「まんこ」に「お(御)」が添えられた表現であり(当初から「お(御)」ないし「おん(御)」が添えられている可能性はある)、「まんこ」は「マンクオン(満救恩)」。「ク」は「救」の呉音。語尾の「ン」は無音化。「マンクオン(満救恩)→まんこ」は、救(すく)いと恩(オン)に満ちている、という表現。((性的快感という意味で)男にとって、そして(子が生まれるわけであるから)世界や人類にとって)そんな身体部分だということ。これは女性身体の性器部分を意味する俗語ですが、多分江戸時代の相当後期に戯作に関心があるようなタイプの男が(文人風に気が効いているつもりで)言い出した戯表現でしょう。これは戯表現であり、中国語では、Aが満ちる(Aがいっぱいになる、Aで一杯になる)、は、A満、AがBで満ちる、は、A満B、か。ようするに仏教語の「満願」の「願」が「救恩」になっているような表現です。
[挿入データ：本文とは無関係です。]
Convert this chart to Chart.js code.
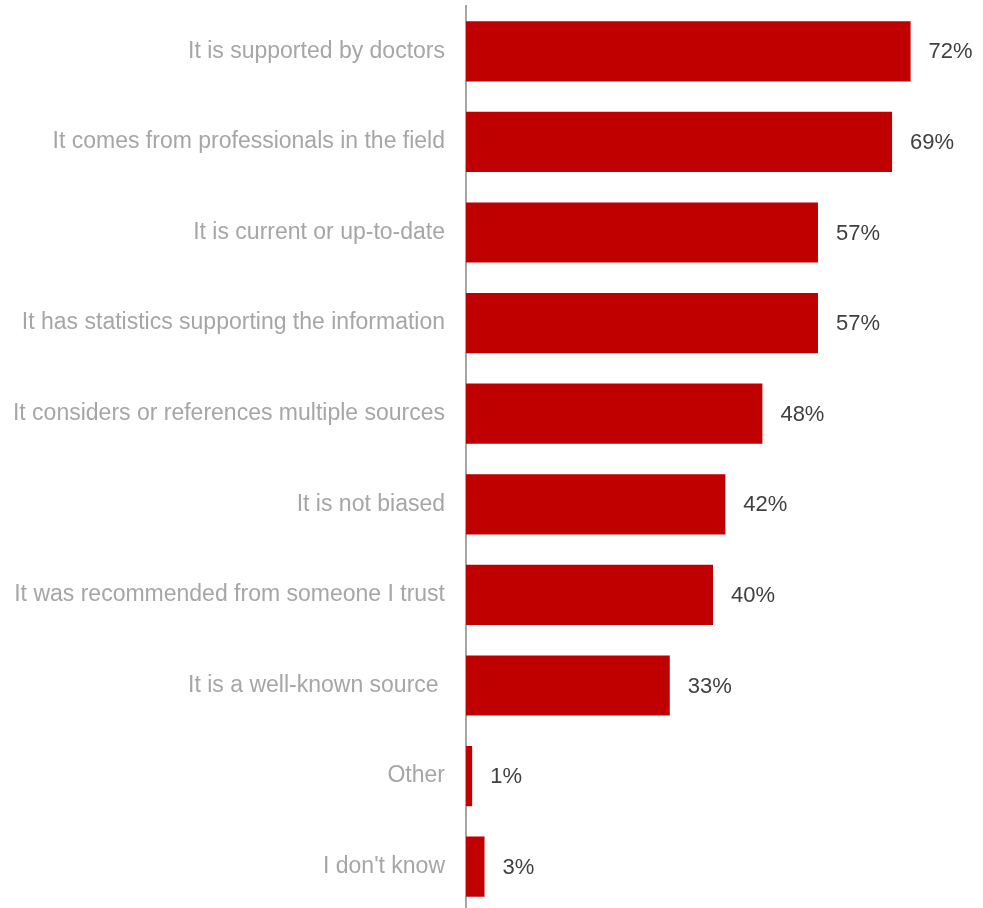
<!DOCTYPE html>
<html>
<head>
<meta charset="utf-8">
<script src="https://cdn.jsdelivr.net/npm/chart.js@4/dist/chart.umd.min.js"></script>
<style>
  html, body { margin: 0; padding: 0; background: #ffffff; overflow: hidden; }
  canvas { display: block; }
</style>
</head>
<body>
<canvas id="chart" width="983" height="914"></canvas>
<script>
// Reasons respondents trust health information (share of respondents, %)
const categories = [
  "It is supported by doctors",
  "It comes from professionals in the field",
  "It is current or up-to-date",
  "It has statistics supporting the information",
  "It considers or references multiple sources",
  "It is not biased",
  "It was recommended from someone I trust",
  "It is a well-known source ",
  "Other",
  "I don't know"
];
const shares = [72, 69, 57, 57, 48, 42, 40, 33, 1, 3];
const valueLabels = ["72%", "69%", "57%", "57%", "48%", "42%", "40%", "33%", "1%", "3%"];

const FONT = "'Liberation Sans', Arial, sans-serif";

// Writes each percentage just past the end of its bar
const barValueLabels = {
  id: 'barValueLabels',
  afterDatasetsDraw(chart) {
    const ctx = chart.ctx;
    const meta = chart.getDatasetMeta(0);
    const xScale = chart.scales.x;
    ctx.save();
    ctx.font = "22px " + FONT;
    ctx.fillStyle = "#404040";
    ctx.textAlign = "left";
    ctx.textBaseline = "middle";
    meta.data.forEach((bar, i) => {
      const x = xScale.getPixelForValue(shares[i]) + 18;
      ctx.fillText(valueLabels[i], x, bar.y + 1);
    });
    ctx.restore();
  }
};

new Chart(document.getElementById('chart'), {
  type: 'bar',
  data: {
    labels: categories,
    datasets: [{
      data: shares,
      backgroundColor: "#C00000",
      borderWidth: 0,
      categoryPercentage: 1,
      barPercentage: 0.665
    }]
  },
  options: {
    indexAxis: 'y',
    responsive: false,
    animation: false,
    layout: { padding: { top: 6, right: 23, bottom: 2, left: 0 } },
    plugins: { legend: { display: false }, tooltip: { enabled: false } },
    scales: {
      x: {
        min: 0,
        max: 80,
        display: false
      },
      y: {
        afterFit(scale) {
          scale.width = 466;
          scale.paddingTop = 0;
          scale.paddingBottom = 0;
        },
        grid: { display: false, drawTicks: false },
        border: { display: true, color: "#A6A6A6", width: 2 },
        ticks: {
          color: "#A6A6A6",
          padding: 21,
          font: { family: FONT, size: 23 }
        }
      }
    }
  },
  plugins: [barValueLabels]
});
</script>
</body>
</html>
前記のようにこれは女性身体の性器部分を表現する俗称ですが、これは江戸時代の相当後期に江戸で生まれた語ではあろうけれど、最近まで、社会的にさほど、ましてや全国的に、一般的な語というわけではありませんでした。しかし、1970年代にデビューした大阪の紅萬子(くれなゐまんこ)という女優に、1980年代後半、ドラマ出演の際、制作のNHK側からその名にクレームがついたりしており、この人は2015年1月1日より紅壱子(くれなゐいちこ)に改名している。1984年には、この語を知らなかった香川出身の若い女性タレントがテレビでこの語を発し問題になったりしている。ようするに、この語を全国的に広め普及させたのは問題を起こし話題化したNHKであり、テレビでしょう。
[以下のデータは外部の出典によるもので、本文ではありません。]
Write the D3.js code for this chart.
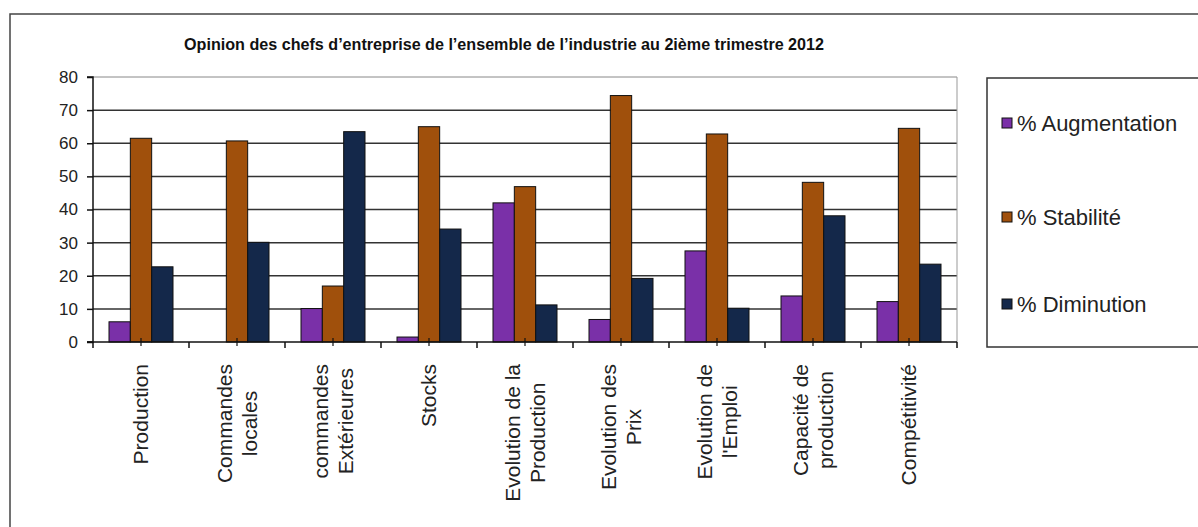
<!DOCTYPE html>
<html><head><meta charset="utf-8">
<script src="https://cdn.jsdelivr.net/npm/d3@7"></script>
<style>body{margin:0;background:#fff}svg{display:block}text{font-family:"Liberation Sans",Arial,sans-serif}</style>
</head><body>
<svg id="c" width="1198" height="527"></svg>
<script>
const title = "Opinion des chefs d\u2019entreprise de l\u2019ensemble de l\u2019industrie au 2ième trimestre 2012";
const categories = ["Production","Commandes locales","commandes Extérieures","Stocks","Evolution de la Production","Evolution des Prix","Evolution de l'Emploi","Capacité de production","Compétitivité"];
const categoryLines = [["Production"],["Commandes","locales"],["commandes","Extérieures"],["Stocks"],["Evolution de la","Production"],["Evolution des","Prix"],["Evolution de","l'Emploi"],["Capacité de","production"],["Compétitivité"]];
const seriesNames = ["% Augmentation","% Stabilité","% Diminution"];
const augmentation = [6.1, 0, 10.1, 1.5, 42, 6.8, 27.5, 13.9, 12.2];
const stabilite    = [61.5, 60.7, 16.9, 65, 46.9, 74.4, 62.8, 48.2, 64.5];
const diminution   = [22.7, 30.1, 63.5, 34.1, 11.2, 19.2, 10.2, 38.1, 23.5];
const yTicks = [0,10,20,30,40,50,60,70,80];
const colors = ["#7A30A8","#A0500C","#14284A"];

const svg = d3.select("#c");
const series = [augmentation, stabilite, diminution];
const L = 93, R = 957, T = 77, B = 342;

// outer border
svg.append("path").attr("d","M10,540 L10,14 L1210,14").attr("fill","none").attr("stroke","#444").attr("stroke-width",1.5);

svg.append("text").attr("x",504).attr("y",50).attr("text-anchor","middle")
  .attr("font-size",16).attr("font-weight","bold").attr("textLength",640).attr("lengthAdjust","spacingAndGlyphs")
  .attr("fill","#111").text(title);

const y = d3.scaleLinear().domain([0,80]).range([B,T]);
const x0 = d3.scaleBand().domain(categories).range([L,R]);
const x1 = d3.scaleBand().domain(seriesNames).range([x0.bandwidth()/6, x0.bandwidth()*5/6]);

// gridlines
svg.append("g").selectAll("line").data(yTicks.filter(d=>d>0)).join("line")
  .attr("x1",L).attr("x2",R).attr("y1",d=>y(d)).attr("y2",d=>y(d))
  .attr("stroke",d=>d===80?"#888":"#333").attr("stroke-width",d=>d===80?1:1.5);
svg.append("line").attr("x1",R).attr("x2",R).attr("y1",T).attr("y2",B).attr("stroke","#999").attr("stroke-width",1);

// bars
const g = svg.append("g");
categories.forEach((c,i)=>{
  series.forEach((s,j)=>{
    if (s[i] <= 0) return;
    g.append("rect").attr("x",x0(c)+x1(seriesNames[j])).attr("y",y(s[i]))
      .attr("width",x1.bandwidth()).attr("height",y(0)-y(s[i]))
      .attr("fill",colors[j]).attr("stroke","#111").attr("stroke-width",1);
  });
});

// y axis
const ya = d3.axisLeft(y).tickValues(yTicks).tickSize(6).tickPadding(9);
const yg = svg.append("g").attr("transform",`translate(${L},0)`).call(ya);
yg.select(".domain").attr("stroke","#111").attr("stroke-width",1.5).attr("d",`M-6,${T}H0V${B}H-6`);
yg.selectAll(".tick line").attr("stroke","#111").attr("stroke-width",1.5);
yg.selectAll(".tick text").attr("font-size",17).attr("fill","#222").style("font-family","'Liberation Sans',Arial,sans-serif");

// x axis
svg.append("line").attr("x1",L-6).attr("x2",R).attr("y1",B).attr("y2",B).attr("stroke","#111").attr("stroke-width",1.5);
const bounds = categories.map(c=>x0(c)).concat([R]);
svg.append("g").selectAll("line").data(bounds).join("line")
  .attr("x1",d=>d).attr("x2",d=>d).attr("y1",B).attr("y2",B+6).attr("stroke","#111").attr("stroke-width",1.5);
svg.append("g").selectAll("line").data(categories).join("line")
  .attr("x1",d=>x0(d)+x0.bandwidth()/2).attr("x2",d=>x0(d)+x0.bandwidth()/2).attr("y1",B-4).attr("y2",B+4).attr("stroke","#111").attr("stroke-width",1.2);

// category labels: lines centred on each other, block top-anchored
const lab = svg.append("g");
categories.forEach((c,i)=>{
  const cx = x0(c)+x0.bandwidth()/2;
  const lines = categoryLines[i];
  const t = lab.append("text").attr("transform",`translate(${cx},364) rotate(-90)`)
    .attr("text-anchor","middle").attr("font-size",21).attr("fill","#222");
  const spans = lines.map((ln,k)=>{
    const off = lines.length===1 ? 0 : (k===0 ? -12.5 : 12.5);
    return t.append("tspan").attr("y",off).attr("dy","0.35em").text(ln);
  });
  const maxLen = d3.max(spans, s=>s.node().getComputedTextLength());
  spans.forEach(s=>s.attr("x",-maxLen/2));
});

// legend
svg.append("path").attr("d","M1210,78 H987 V347 H1210").attr("fill","none").attr("stroke","#333").attr("stroke-width",1.5);
const ly = [131,225,312];
seriesNames.forEach((n,j)=>{
  svg.append("rect").attr("x",1002).attr("y",ly[j]-13).attr("width",10).attr("height",10)
    .attr("fill",colors[j]).attr("stroke","#111").attr("stroke-width",1);
  svg.append("text").attr("x",1017).attr("y",ly[j]).attr("font-size",22).attr("fill","#222").text(n);
});
</script>
</body></html>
「おまん子のむく毛は馬がこするやう」(「雑俳」『柳多留』:この句は天保時代(1830~44年)に入ってからの粗製濫造期のものでしょう。ちなみに、明治初年は1868年)。
「Omanko, オマンコ, 陰門, n. The vulva, Syn, IMMON, TSUBI.」(『和英語林集成』(1872年):ここで「TSUBI」と書かれている「つび」はその項)。
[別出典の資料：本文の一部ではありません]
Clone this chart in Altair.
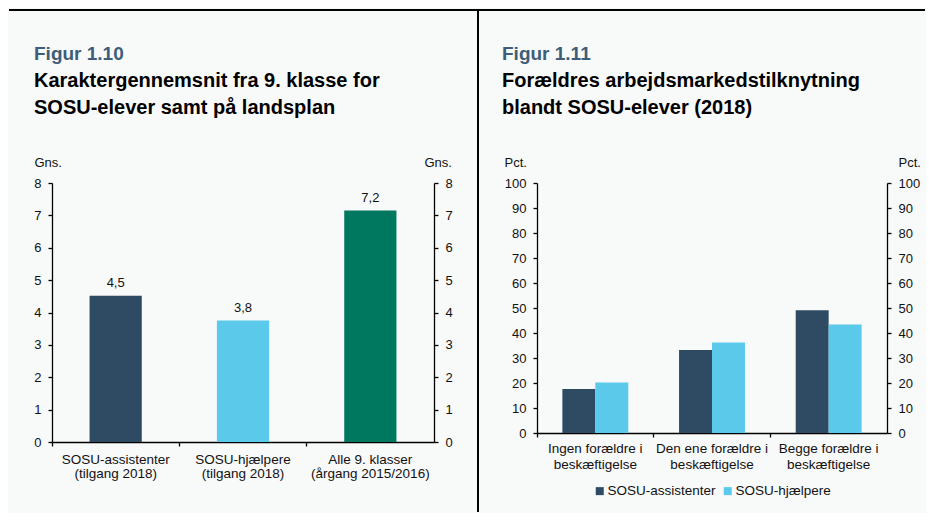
import altair as alt
import pandas as pd

FONT = "Liberation Sans, Arial, Helvetica, sans-serif"

# ---------- data: Figur 1.10 ----------
left_figure = "Figur 1.10"
left_title = ["Karaktergennemsnit fra 9. klasse for", "SOSU-elever samt på landsplan"]
left_categories = [
    "SOSU-assistenter\n(tilgang 2018)",
    "SOSU-hjælpere\n(tilgang 2018)",
    "Alle 9. klasser\n(årgang 2015/2016)",
]
left_values = [4.52, 3.75, 7.15]
left_labels = ["4,5", "3,8", "7,2"]
left_colors = ["#2e4b63", "#5bc9ea", "#00775f"]
left_ticks = [0, 1, 2, 3, 4, 5, 6, 7, 8]

# ---------- data: Figur 1.11 ----------
right_figure = "Figur 1.11"
right_title = ["Forældres arbejdsmarkedstilknytning", "blandt SOSU-elever (2018)"]
right_categories = [
    "Ingen forældre i\nbeskæftigelse",
    "Den ene forældre i\nbeskæftigelse",
    "Begge forældre i\nbeskæftigelse",
]
right_series = ["SOSU-assistenter", "SOSU-hjælpere"]
assistenter = [17.6, 33.2, 49.1]
hjaelpere = [20.2, 36.2, 43.4]
right_colors = ["#2e4b63", "#5bc9ea"]
right_ticks = [0, 10, 20, 30, 40, 50, 60, 70, 80, 90, 100]

LABEL_EXPR = "split(datum.label, '\\n')"
one = pd.DataFrame({"k": [0]})


def title_layers(fig, lines, dx):
    fig_t = alt.Chart(one).mark_text(
        text=fig, align="left", baseline="alphabetic", font=FONT, fontSize=19,
        fontWeight="bold", color="#3d5d78",
    ).encode(x=alt.value(dx), y=alt.value(-123))
    l1 = alt.Chart(one).mark_text(
        text=lines[0], align="left", baseline="alphabetic", font=FONT, fontSize=20,
        fontWeight="bold", color="#000",
    ).encode(x=alt.value(dx), y=alt.value(-96))
    l2 = alt.Chart(one).mark_text(
        text=lines[1], align="left", baseline="alphabetic", font=FONT, fontSize=20,
        fontWeight="bold", color="#000",
    ).encode(x=alt.value(dx), y=alt.value(-69))
    return [fig_t, l1, l2]


# ---------- left chart ----------
ldf = pd.DataFrame({"kat": left_categories, "value": left_values, "label": left_labels})
lxscale = alt.Scale(paddingInner=0, paddingOuter=0)
lyscale = alt.Scale(domain=[0, 8], nice=False)

lbars = alt.Chart(ldf).mark_bar(width=alt.RelativeBandSize(0.41)).encode(
    x=alt.X("kat:N", sort=left_categories, scale=lxscale,
            axis=alt.Axis(title=None, orient="bottom", labelAngle=0, labelExpr=LABEL_EXPR,
                          ticks=False, labelLineHeight=14, labelPadding=10, domain=True,
                          labelFontSize=13.5)),
    y=alt.Y("value:Q", scale=lyscale,
            axis=alt.Axis(title="Gns.", orient="left", values=left_ticks, titleAngle=0,
                          titleX=-18, titleY=-21, titleAlign="left", titleBaseline="middle",
                          labelPadding=7)),
    color=alt.Color("kat:N", sort=left_categories,
                    scale=alt.Scale(domain=left_categories, range=left_colors), legend=None),
)
ltext = alt.Chart(ldf).mark_text(baseline="bottom", dy=-6, fontSize=13, font=FONT, color="#111").encode(
    x=alt.X("kat:N", sort=left_categories, scale=lxscale,
            axis=alt.Axis(title=None, orient="bottom", labels=False, domain=False,
                          ticks=True, bandPosition=0)),
    y=alt.Y("value:Q", scale=lyscale,
            axis=alt.Axis(title="Gns.", orient="right", values=left_ticks, titleAngle=0,
                          titleX=-10, titleY=-21, titleAlign="left", titleBaseline="middle",
                          labelPadding=7)),
    text="label:N",
)
top_line = alt.Chart(one).mark_rule(color="black", strokeWidth=2).encode(
    x=alt.value(-43), x2=alt.value(873), y=alt.value(-173))
divider = alt.Chart(one).mark_rule(color="black", strokeWidth=2).encode(
    x=alt.value(426), y=alt.value(-173), y2=alt.value(329))

left = alt.layer(
    lbars, ltext, top_line, divider, *title_layers(left_figure, left_title, -18)
).resolve_axis(x="independent", y="independent").properties(width=382, height=259)

# ---------- right chart ----------
rows = []
for s, vals in zip(right_series, [assistenter, hjaelpere]):
    for c, v in zip(right_categories, vals):
        rows.append({"cat": c, "series": s, "value": v})
rdf = pd.DataFrame(rows)
rxscale = alt.Scale(paddingInner=0, paddingOuter=0)
ryscale = alt.Scale(domain=[0, 100], nice=False)

rbars = alt.Chart(rdf).mark_bar().encode(
    x=alt.X("cat:N", sort=right_categories, scale=rxscale,
            axis=alt.Axis(title=None, orient="bottom", labelAngle=0, labelExpr=LABEL_EXPR,
                          ticks=False, labelLineHeight=16, labelPadding=8, domain=True,
                          labelFontSize=13.5)),
    xOffset=alt.XOffset("series:N", sort=right_series,
                        scale=alt.Scale(paddingInner=0, paddingOuter=0.77)),
    y=alt.Y("value:Q", scale=ryscale,
            axis=alt.Axis(title="Pct.", orient="left", values=right_ticks, titleAngle=0,
                          titleX=-33, titleY=-21, titleAlign="left", titleBaseline="middle",
                          labelPadding=7)),
    color=alt.Color("series:N", sort=right_series,
                    scale=alt.Scale(domain=right_series, range=right_colors),
                    legend=alt.Legend(title=None, orient="none", legendX=56, legendY=301,
                                      direction="horizontal", symbolType="square",
                                      symbolSize=64, labelFontSize=13.5, labelFont=FONT,
                                      labelColor="#111", columnPadding=5, labelOffset=1,
                                      symbolStrokeWidth=0, symbolOpacity=1)),
)
rghost = alt.Chart(rdf).mark_bar(opacity=0).encode(
    x=alt.X("cat:N", sort=right_categories, scale=rxscale,
            axis=alt.Axis(title=None, orient="bottom", labels=False, domain=False,
                          ticks=True, bandPosition=0)),
    y=alt.Y("value:Q", scale=ryscale,
            axis=alt.Axis(title="Pct.", orient="right", values=right_ticks, titleAngle=0,
                          titleX=11, titleY=-21, titleAlign="left", titleBaseline="middle",
                          labelPadding=7)),
)

right = alt.layer(
    rbars, rghost, *title_layers(right_figure, right_title, -35)
).resolve_axis(x="independent", y="independent").properties(width=350, height=250)

chart = alt.HConcatChart(hconcat=[left, right], spacing=103, bounds="flush").resolve_scale(
    color="independent"
).resolve_legend(color="independent").properties(
    padding={"left": 0, "top": 1, "right": 0, "bottom": 0}
).configure(
    background="#f8f9f9", font=FONT
).configure_view(stroke=None).configure_axis(
    labelFont=FONT, titleFont=FONT, labelFontSize=13, titleFontSize=13,
    titleFontWeight="normal", labelColor="#111", titleColor="#111",
    domainColor="#000", tickColor="#000", domainWidth=1.3, tickWidth=1.3,
    tickSize=4, grid=False,
)

chart.save("out.html", embed_options={"renderer": "svg", "actions": False})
「おまんこ」という語が現れる以前、女性性器の俗称は「ぼぼ」(その項)が一般的であり1600年代最初期に九州方面で書かれた『日葡辞書』の項目には「Bobo(ぼぼ)」「Tçubi(つび)」はありますが、「おまんこ」はありません(『日葡辞書』のアルファベットで書けば「vomanco」か)。「ぼぼ」という語は、『日葡辞書』にその語発生の初期情報があることを考えれば、室町時代ころにうまれているのかもしれません。「つび」は『和名類聚鈔』(900年代前半)にある。それより古くは「ほと」がある。この語は古代からあり、女性性器部分、あるいは、そのあたり、を表現する語としてはこれが最も古い。